= Aim of the task =
Reproduce exactly the section that begins at the line containing "Output the Python" and ends at the line containing "plt.rcParams['font.size'] = 14", both lines included; omit all other lines.

= Rows from a dataset of charts and code =
■ ■ ■ ■ ■ ■ ■
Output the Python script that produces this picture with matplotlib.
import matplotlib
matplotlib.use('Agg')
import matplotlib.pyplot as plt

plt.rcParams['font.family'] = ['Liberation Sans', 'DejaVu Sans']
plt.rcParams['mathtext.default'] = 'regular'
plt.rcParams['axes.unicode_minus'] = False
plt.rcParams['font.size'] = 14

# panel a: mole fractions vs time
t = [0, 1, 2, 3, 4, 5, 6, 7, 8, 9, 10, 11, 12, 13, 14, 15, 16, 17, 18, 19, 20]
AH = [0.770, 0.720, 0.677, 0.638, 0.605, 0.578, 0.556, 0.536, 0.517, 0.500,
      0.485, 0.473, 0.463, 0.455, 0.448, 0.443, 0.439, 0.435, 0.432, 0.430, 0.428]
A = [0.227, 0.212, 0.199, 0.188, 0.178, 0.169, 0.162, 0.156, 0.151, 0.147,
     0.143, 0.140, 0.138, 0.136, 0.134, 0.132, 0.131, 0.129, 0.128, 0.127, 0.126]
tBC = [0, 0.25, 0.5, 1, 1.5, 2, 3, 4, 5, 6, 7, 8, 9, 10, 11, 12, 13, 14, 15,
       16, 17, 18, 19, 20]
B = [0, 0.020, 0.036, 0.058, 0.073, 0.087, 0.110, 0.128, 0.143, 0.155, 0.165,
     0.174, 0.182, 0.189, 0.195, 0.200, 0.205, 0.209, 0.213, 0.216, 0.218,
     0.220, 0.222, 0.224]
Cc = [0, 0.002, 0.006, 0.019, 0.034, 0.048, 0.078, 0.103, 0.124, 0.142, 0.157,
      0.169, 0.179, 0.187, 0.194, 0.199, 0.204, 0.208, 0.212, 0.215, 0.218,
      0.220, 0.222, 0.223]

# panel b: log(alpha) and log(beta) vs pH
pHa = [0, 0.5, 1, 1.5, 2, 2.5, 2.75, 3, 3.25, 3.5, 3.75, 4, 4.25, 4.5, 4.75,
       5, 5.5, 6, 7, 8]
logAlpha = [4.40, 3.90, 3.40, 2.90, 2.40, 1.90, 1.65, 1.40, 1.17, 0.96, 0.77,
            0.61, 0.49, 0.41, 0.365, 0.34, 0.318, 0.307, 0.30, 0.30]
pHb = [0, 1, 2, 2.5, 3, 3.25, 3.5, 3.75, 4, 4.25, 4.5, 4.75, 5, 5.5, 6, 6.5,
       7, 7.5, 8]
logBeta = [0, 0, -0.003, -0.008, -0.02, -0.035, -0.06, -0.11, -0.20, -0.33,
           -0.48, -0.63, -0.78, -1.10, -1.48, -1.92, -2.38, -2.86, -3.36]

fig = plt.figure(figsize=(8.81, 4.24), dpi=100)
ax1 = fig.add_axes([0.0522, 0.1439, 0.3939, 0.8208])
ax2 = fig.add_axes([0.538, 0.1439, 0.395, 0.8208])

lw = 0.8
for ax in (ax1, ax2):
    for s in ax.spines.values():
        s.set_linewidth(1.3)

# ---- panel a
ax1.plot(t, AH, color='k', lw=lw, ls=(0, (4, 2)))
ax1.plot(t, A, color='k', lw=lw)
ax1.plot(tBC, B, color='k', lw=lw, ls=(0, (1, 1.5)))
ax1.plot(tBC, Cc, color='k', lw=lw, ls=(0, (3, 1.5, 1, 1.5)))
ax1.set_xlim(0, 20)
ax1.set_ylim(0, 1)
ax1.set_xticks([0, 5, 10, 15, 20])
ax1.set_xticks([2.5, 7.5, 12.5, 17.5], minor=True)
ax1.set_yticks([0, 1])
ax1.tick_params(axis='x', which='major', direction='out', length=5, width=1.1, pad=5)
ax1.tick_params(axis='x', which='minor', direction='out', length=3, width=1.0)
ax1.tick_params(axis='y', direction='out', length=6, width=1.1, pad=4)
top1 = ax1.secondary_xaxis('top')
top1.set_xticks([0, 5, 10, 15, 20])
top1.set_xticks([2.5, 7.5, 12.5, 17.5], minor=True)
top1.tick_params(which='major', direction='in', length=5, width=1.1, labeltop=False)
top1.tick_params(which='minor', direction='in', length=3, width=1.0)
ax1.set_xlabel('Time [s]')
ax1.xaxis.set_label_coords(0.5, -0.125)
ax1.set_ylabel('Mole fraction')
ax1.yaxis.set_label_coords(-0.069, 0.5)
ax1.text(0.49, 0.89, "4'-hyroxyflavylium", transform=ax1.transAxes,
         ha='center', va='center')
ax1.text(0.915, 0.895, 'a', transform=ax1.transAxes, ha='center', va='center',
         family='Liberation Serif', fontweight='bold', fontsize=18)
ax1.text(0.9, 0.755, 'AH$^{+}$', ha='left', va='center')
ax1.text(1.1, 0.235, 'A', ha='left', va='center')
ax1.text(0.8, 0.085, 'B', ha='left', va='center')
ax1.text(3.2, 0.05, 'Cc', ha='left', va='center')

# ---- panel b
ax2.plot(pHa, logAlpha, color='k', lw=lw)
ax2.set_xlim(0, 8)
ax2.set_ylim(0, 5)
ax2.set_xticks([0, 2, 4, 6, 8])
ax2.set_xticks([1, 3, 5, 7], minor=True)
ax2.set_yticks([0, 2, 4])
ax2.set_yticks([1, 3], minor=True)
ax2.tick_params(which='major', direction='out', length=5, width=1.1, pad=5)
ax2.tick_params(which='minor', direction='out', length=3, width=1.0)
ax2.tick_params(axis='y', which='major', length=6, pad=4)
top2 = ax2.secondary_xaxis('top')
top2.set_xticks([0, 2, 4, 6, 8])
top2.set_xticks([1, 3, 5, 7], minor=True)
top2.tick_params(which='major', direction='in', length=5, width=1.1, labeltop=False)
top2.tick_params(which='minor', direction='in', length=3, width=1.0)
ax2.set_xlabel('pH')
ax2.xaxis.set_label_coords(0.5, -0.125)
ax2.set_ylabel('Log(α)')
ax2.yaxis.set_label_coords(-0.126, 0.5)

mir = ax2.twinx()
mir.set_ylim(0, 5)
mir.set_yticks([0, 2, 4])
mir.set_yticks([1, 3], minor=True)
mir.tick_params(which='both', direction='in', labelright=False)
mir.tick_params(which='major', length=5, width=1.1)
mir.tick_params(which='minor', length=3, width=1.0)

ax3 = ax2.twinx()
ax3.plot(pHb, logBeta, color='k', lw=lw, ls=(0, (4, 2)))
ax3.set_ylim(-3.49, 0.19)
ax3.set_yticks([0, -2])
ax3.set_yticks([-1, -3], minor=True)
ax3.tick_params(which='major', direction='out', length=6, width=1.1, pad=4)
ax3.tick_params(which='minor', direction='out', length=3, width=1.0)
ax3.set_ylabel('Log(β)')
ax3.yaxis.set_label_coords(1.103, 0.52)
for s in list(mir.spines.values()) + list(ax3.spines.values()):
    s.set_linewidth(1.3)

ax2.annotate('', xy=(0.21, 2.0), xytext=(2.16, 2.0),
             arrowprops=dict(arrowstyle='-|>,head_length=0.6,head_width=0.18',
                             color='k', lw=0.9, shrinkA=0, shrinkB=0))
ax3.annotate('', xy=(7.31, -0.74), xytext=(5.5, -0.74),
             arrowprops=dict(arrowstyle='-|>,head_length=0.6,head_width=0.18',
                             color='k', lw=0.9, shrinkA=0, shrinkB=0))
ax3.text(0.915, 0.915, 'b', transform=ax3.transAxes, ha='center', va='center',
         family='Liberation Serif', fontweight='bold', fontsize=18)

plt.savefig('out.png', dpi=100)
■ ■ ■ ■ ■ ■ ■
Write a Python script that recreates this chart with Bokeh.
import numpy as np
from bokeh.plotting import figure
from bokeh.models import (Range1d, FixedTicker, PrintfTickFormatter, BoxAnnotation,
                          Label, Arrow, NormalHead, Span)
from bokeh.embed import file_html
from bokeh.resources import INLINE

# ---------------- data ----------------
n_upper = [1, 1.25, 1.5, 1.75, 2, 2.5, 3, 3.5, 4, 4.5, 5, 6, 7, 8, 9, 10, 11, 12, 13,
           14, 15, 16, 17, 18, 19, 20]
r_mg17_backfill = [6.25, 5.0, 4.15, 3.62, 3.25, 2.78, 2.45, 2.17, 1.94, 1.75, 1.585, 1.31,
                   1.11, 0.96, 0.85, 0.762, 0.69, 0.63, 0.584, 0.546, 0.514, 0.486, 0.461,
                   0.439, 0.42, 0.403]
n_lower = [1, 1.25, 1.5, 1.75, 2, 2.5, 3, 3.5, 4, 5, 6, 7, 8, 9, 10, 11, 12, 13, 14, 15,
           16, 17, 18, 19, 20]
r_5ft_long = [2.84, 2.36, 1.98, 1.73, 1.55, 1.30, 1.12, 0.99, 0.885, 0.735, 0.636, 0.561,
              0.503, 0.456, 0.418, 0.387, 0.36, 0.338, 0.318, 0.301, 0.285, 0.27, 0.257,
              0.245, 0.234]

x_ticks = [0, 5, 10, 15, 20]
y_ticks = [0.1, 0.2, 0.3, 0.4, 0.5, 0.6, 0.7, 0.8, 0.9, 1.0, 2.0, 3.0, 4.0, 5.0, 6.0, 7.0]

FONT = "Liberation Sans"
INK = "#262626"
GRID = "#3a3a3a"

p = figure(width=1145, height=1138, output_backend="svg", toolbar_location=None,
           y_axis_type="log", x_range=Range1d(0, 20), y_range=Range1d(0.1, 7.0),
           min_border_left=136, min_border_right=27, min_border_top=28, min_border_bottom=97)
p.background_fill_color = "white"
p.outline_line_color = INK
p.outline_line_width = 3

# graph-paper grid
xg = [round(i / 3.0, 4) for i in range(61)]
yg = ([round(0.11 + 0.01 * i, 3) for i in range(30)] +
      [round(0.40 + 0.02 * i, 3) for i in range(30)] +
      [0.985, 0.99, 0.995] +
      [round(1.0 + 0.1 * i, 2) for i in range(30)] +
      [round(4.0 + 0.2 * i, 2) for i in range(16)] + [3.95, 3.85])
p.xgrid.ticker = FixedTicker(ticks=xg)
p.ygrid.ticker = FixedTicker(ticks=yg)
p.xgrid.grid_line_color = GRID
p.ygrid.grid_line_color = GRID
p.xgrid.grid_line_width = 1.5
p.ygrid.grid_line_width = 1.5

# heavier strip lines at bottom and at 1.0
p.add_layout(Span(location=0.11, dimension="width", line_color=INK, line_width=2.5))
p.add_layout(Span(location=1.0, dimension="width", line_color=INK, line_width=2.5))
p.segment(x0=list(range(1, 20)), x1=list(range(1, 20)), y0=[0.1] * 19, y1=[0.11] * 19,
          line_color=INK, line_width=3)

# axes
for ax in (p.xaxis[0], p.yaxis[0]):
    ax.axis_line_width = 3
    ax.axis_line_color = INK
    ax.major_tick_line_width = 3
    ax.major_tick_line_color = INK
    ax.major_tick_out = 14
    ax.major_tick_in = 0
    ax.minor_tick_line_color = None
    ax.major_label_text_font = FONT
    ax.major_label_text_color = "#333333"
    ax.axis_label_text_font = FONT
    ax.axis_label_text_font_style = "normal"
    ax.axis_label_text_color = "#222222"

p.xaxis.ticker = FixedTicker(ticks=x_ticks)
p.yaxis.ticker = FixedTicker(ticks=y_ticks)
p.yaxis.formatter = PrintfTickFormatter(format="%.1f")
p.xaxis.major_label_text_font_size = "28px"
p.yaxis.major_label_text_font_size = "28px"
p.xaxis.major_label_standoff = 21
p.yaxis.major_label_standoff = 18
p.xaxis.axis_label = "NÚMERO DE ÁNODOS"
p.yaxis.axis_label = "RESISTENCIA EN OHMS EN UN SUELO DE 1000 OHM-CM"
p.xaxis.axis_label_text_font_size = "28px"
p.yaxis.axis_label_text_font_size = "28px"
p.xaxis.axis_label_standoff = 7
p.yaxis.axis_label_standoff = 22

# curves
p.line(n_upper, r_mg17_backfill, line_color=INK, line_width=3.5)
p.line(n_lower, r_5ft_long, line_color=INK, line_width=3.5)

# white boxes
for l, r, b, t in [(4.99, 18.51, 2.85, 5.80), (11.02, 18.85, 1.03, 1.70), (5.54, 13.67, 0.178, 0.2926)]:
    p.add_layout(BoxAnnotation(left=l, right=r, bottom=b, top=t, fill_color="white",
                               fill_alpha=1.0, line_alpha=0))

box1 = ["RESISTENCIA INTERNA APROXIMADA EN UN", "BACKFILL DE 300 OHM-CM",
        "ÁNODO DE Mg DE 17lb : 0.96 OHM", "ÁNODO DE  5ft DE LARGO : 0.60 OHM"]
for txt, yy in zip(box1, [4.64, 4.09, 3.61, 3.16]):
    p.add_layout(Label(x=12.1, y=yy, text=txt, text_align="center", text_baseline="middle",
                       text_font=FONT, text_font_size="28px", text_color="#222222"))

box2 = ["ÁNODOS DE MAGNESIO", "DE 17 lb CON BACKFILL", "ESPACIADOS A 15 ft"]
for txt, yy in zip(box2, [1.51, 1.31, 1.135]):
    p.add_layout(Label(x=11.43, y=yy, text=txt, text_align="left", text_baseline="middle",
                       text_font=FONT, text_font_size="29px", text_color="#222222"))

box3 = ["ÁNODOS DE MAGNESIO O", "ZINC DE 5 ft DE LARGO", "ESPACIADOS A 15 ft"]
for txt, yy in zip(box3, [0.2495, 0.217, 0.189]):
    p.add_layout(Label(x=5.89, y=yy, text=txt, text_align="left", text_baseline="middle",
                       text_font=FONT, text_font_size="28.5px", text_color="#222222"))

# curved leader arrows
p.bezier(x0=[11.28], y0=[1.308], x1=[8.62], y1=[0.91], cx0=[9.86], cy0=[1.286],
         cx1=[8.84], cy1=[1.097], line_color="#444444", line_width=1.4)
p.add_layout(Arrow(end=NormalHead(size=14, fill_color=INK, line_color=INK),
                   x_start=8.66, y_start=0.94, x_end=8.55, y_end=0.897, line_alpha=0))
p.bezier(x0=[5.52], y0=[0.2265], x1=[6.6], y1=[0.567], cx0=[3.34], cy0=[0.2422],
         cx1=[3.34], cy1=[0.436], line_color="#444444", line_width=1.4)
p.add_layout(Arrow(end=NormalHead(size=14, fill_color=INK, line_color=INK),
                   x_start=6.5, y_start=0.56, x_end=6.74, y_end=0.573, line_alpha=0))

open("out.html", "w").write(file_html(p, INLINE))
■ ■ ■ ■ ■ ■ ■
= Written solution =
Output the Python script that produces this picture with matplotlib.
import matplotlib
matplotlib.use('Agg')
import matplotlib.pyplot as plt

plt.rcParams['font.family'] = ['Liberation Sans', 'DejaVu Sans']
plt.rcParams['mathtext.default'] = 'regular'
plt.rcParams['axes.unicode_minus'] = False
plt.rcParams['font.size'] = 14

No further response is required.